─── Listed records ───
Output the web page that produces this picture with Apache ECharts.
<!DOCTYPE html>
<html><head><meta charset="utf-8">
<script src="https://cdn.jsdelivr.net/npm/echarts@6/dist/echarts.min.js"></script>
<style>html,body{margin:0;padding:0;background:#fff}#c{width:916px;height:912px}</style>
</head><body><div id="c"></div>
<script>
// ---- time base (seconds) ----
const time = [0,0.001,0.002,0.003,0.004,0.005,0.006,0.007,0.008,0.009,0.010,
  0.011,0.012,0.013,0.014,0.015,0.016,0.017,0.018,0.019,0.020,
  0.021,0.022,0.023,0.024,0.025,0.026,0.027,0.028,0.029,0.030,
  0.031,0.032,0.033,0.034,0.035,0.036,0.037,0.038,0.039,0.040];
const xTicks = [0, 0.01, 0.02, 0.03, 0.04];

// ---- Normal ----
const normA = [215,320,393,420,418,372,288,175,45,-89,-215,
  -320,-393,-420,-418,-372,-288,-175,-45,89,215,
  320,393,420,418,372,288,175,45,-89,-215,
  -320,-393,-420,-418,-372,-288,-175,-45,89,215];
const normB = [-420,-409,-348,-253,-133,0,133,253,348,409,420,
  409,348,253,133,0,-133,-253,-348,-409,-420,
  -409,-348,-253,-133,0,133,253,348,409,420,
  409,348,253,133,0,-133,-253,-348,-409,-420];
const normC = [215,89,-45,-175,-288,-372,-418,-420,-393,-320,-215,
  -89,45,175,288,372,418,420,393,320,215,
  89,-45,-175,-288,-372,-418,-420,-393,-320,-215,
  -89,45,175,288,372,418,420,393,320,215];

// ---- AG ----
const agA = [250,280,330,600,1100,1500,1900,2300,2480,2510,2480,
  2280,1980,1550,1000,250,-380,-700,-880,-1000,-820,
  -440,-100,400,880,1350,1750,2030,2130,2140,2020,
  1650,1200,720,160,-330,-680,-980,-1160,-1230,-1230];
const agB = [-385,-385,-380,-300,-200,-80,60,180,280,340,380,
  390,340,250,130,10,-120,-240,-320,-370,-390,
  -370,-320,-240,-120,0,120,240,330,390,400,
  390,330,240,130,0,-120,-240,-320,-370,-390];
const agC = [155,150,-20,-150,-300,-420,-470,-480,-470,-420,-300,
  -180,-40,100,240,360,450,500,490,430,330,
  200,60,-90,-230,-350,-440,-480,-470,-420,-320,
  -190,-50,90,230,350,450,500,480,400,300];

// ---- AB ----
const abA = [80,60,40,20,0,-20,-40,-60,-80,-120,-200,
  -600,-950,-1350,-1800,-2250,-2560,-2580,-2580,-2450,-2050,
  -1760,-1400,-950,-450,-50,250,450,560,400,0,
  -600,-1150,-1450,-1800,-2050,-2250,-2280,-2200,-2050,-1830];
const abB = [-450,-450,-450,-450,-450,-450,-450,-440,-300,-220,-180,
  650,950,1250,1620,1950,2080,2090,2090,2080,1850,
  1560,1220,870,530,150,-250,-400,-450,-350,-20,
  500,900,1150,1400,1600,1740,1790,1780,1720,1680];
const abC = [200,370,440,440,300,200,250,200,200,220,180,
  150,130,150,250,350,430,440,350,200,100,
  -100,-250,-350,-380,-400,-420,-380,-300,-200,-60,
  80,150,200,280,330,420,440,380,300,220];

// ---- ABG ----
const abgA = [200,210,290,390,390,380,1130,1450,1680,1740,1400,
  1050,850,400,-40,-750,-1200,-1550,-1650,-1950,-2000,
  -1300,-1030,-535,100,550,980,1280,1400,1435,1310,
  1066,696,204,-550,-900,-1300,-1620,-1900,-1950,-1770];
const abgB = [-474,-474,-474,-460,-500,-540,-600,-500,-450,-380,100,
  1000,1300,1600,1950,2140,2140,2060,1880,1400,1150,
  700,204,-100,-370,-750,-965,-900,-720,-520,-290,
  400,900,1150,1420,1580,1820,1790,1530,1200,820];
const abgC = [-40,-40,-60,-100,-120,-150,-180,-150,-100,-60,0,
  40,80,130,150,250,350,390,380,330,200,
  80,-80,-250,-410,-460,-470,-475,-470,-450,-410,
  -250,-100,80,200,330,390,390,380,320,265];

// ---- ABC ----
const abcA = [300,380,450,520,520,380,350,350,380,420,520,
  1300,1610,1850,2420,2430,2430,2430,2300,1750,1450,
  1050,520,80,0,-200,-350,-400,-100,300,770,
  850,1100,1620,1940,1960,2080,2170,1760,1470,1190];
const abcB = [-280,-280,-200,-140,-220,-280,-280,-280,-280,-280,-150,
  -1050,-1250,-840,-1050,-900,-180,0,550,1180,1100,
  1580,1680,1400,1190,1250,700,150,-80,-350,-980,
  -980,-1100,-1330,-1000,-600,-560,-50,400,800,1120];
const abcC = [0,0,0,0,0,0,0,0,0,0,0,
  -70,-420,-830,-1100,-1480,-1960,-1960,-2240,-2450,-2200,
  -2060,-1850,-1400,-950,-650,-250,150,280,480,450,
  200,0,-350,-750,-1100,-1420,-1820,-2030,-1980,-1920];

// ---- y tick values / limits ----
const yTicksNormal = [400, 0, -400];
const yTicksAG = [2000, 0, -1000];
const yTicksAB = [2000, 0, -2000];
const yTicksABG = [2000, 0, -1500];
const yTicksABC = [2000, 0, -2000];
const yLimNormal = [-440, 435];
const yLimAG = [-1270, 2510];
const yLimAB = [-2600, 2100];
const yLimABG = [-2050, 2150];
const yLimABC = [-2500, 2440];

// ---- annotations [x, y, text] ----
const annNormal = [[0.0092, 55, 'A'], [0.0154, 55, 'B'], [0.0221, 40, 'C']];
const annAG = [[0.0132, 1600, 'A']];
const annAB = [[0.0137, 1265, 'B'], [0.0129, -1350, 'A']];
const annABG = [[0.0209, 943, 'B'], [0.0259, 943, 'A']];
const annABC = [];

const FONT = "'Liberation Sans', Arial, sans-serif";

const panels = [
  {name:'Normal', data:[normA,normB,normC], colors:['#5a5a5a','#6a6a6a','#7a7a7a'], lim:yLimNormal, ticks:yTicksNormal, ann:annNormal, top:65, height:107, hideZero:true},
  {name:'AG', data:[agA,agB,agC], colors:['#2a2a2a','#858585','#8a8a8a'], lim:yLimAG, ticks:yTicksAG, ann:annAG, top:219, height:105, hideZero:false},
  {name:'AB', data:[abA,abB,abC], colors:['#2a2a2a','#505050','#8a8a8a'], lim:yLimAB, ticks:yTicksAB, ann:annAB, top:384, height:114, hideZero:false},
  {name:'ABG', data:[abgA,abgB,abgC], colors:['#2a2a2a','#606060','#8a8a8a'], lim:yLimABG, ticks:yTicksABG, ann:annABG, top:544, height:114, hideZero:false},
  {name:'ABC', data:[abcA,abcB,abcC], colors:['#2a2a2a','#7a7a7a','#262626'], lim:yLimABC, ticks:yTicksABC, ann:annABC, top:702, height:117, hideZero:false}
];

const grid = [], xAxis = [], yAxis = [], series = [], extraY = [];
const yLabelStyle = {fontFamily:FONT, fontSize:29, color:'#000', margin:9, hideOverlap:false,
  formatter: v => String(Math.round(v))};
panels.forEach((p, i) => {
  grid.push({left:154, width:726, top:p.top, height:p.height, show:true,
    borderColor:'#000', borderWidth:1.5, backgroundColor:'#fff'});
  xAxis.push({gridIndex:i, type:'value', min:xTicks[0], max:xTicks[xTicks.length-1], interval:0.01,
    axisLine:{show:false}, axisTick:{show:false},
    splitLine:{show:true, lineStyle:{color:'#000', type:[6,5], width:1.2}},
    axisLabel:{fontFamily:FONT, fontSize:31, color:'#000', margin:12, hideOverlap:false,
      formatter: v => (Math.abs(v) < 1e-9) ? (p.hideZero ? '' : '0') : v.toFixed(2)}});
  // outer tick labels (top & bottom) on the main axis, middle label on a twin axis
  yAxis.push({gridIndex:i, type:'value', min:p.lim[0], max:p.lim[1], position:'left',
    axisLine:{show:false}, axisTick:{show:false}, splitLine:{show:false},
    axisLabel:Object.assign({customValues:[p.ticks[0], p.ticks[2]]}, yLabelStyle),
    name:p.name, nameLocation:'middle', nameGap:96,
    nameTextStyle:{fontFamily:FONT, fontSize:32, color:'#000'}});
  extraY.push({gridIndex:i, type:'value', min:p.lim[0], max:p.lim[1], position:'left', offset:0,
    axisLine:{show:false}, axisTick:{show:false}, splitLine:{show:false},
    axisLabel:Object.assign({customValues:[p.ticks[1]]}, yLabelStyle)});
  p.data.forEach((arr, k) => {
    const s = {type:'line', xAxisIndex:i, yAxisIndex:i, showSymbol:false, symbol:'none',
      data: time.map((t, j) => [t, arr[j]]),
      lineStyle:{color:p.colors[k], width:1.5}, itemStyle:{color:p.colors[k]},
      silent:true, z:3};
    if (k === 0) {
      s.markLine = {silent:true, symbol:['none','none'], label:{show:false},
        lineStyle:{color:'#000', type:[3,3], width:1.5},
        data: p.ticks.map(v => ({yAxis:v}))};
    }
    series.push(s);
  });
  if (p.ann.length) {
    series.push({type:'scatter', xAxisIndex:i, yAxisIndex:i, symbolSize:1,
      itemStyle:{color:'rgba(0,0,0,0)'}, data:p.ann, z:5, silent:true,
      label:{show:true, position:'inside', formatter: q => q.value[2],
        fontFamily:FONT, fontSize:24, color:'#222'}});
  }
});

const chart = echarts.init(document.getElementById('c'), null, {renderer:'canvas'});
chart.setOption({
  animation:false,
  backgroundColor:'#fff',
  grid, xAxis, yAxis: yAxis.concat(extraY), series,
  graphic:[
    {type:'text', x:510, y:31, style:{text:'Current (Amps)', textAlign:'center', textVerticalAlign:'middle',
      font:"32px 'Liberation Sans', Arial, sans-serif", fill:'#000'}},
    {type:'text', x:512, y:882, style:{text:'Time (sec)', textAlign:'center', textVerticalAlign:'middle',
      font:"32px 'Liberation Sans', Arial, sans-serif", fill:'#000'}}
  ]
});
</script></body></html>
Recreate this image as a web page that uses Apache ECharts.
───
→ **Directions**:
Include the first line, the line containing "const xTicks = [0, 0.01, 0.02, 0.03, 0.04];", and every line between them, copied exactly from the material above; output no other line.

→ **Task result**:
Output the web page that produces this picture with Apache ECharts.
<!DOCTYPE html>
<html><head><meta charset="utf-8">
<script src="https://cdn.jsdelivr.net/npm/echarts@6/dist/echarts.min.js"></script>
<style>html,body{margin:0;padding:0;background:#fff}#c{width:916px;height:912px}</style>
</head><body><div id="c"></div>
<script>
// ---- time base (seconds) ----
const time = [0,0.001,0.002,0.003,0.004,0.005,0.006,0.007,0.008,0.009,0.010,
  0.011,0.012,0.013,0.014,0.015,0.016,0.017,0.018,0.019,0.020,
  0.021,0.022,0.023,0.024,0.025,0.026,0.027,0.028,0.029,0.030,
  0.031,0.032,0.033,0.034,0.035,0.036,0.037,0.038,0.039,0.040];
const xTicks = [0, 0.01, 0.02, 0.03, 0.04];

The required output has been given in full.